The pattern that emerges from the evidence examined here is clear: U.S.-Palestinian partnerships are framed as inherently political endeavors, whereas U.S.-Israeli partnerships are deemed apolitical. When I asked Goldman, Lawrence’s administrator, if the Palestine-Israel issue was part of the discussion in determining the partnership with Ma’ale Adumim, he replied confidently: “Not a smidgen … We’re not engaging in politics.” He spoke instead of basketball team exchanges and a youth orchestra coming from the settlement to play at Carnegie Hall.
Palestine, on the other hand, must fight to be recognized as anything other than a highly-charged, politically sensitive, and unfamiliar world, out of reach for most Americans. The Israeli backlash against Barcelona is not just the hurling of now-familiar accusations leveled against supporters of Palestinian freedom. It is also a response to the narrative shift that — at last — is exposing the political underbelly of such seemingly benign agreements.

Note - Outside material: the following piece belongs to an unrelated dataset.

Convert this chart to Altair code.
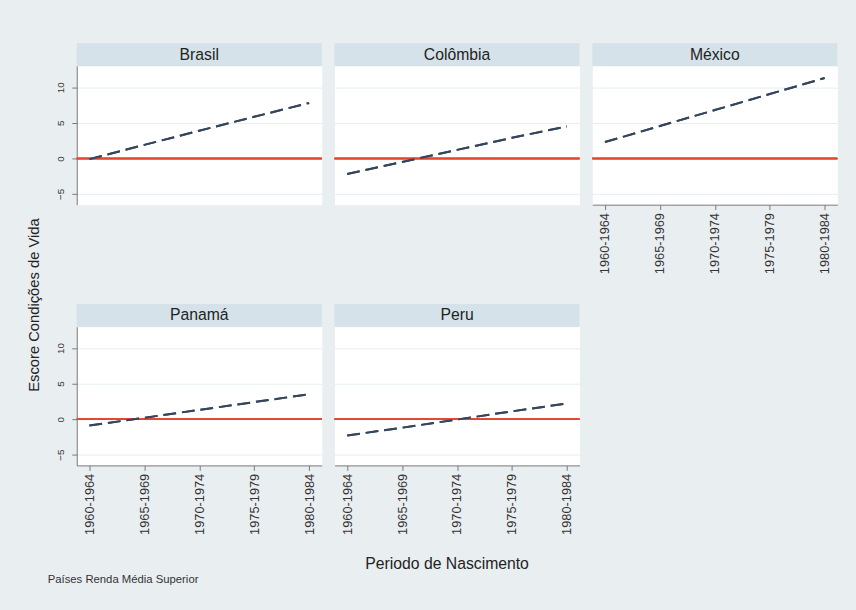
import altair as alt
import pandas as pd

periods = ["1960-1964", "1965-1969", "1970-1974", "1975-1979", "1980-1984"]
brasil = [-0.1, 1.9, 3.9, 5.85, 7.8]
colombia = [-2.2, -0.5, 1.2, 2.9, 4.5]
mexico = [2.3, 4.55, 6.8, 9.05, 11.3]
panama = [-0.9, 0.2, 1.3, 2.4, 3.5]
peru = [-2.3, -1.2, -0.05, 1.1, 2.2]
y_ticks = [-5, 0, 5, 10]

BG = "#e9eef1"
STRIP = "#d5e2e9"
FONT = "Liberation Sans"
W, H = 249, 141
SH = 23
ydom = [-6.5, 13]


def panel(name, vals, show_y, show_x):
    df = pd.DataFrame({"periodo": periods, "escore": vals})
    yscale = alt.Scale(domain=ydom, nice=False, zero=False)
    xscale = alt.Scale(type="point", domain=periods, padding=0.23)
    if show_y:
        yaxis = alt.Axis(title=None, values=y_ticks, labelAngle=-90, labelAlign="center",
                         labelBaseline="bottom", labelFontSize=10, labelColor="#333",
                         tickSize=5, labelPadding=6, grid=True, gridColor="#e6eef1",
                         domainColor="#777", tickColor="#777")
    else:
        yaxis = alt.Axis(title=None, values=y_ticks, labels=False, ticks=False,
                         domain=False, grid=True, gridColor="#e6eef1")
    if show_x:
        xaxis = alt.Axis(title=None, labelAngle=-90, labelFontSize=13, labelColor="#333",
                         tickSize=5, labelPadding=3, domainColor="#777", tickColor="#777",
                         grid=False)
    else:
        xaxis = None

    base = alt.Chart(df)
    rule = base.mark_rule(color="#e5452f", strokeWidth=1.6).encode(
        y=alt.datum(0, scale=yscale)
    )
    line = base.mark_line(color="#34465c", strokeWidth=2, strokeDash=[13, 6]).encode(
        x=alt.X("periodo:O", scale=xscale, axis=xaxis, sort=periods),
        y=alt.Y("escore:Q", scale=yscale, axis=yaxis),
    )
    tdf = pd.DataFrame({"t": [name]})
    strip = alt.Chart(tdf).mark_rect(color=STRIP).encode(
        x=alt.value(0), x2=alt.value(W), y=alt.value(-SH), y2=alt.value(0)
    )
    title = alt.Chart(tdf).mark_text(fontSize=16, color="#222", font=FONT).encode(
        x=alt.value(W / 2), y=alt.value(-SH / 2), text="t:N"
    )
    return alt.layer(line, rule, line, strip, title).properties(width=W, height=H)


row1 = alt.hconcat(
    panel("Brasil", brasil, True, False),
    panel("Colômbia", colombia, False, False),
    panel("México", mexico, False, True),
    spacing=9,
)
row2 = alt.hconcat(
    panel("Panamá", panama, True, True),
    panel("Peru", peru, False, True),
    spacing=9,
)
grid = alt.vconcat(row1, row2, spacing=29).properties(
    title=alt.TitleParams("Periodo de Nascimento", orient="bottom", anchor="middle",
                          fontSize=16, fontWeight="normal", color="#222", font=FONT,
                          offset=22, dx=0)
)

ytitle = alt.Chart(pd.DataFrame({"t": ["Escore Condições de Vida"]})).mark_text(
    angle=270, fontSize=15, color="#222", font=FONT
).encode(x=alt.value(6), y=alt.value(243), text="t:N").properties(
    width=12, height=300, view=alt.ViewBackground(fill="transparent", stroke="transparent")
)

chart = alt.hconcat(ytitle, grid, spacing=12).properties(
    title=alt.TitleParams("Países Renda Média Superior", orient="bottom", anchor="start",
                          fontSize=11.5, fontWeight="normal", color="#333", font=FONT,
                          dx=21, offset=2)
).configure(
    background=BG, font=FONT,
    padding={"left": 27, "top": 38, "right": 17, "bottom": 23},
).configure_view(fill="white", stroke="transparent")

chart.save("out.html", embed_options={"renderer": "svg", "actions": False})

In other words, Barcelona’s decision lays bare what Surfside, Lawrence, Mobile, and countless other agreements endeavor to obfuscate: that there is no such thing as an apolitical partnership. Politics is not, or rather is not only, confined to the high-level or the abstract workings of government: it operates at every level, including on a people to people level. Ironically, the severing of ties between Barcelona and Tel Aviv in many ways is the truest form of sister cities agreements: the people in one city expressing themselves to those in another.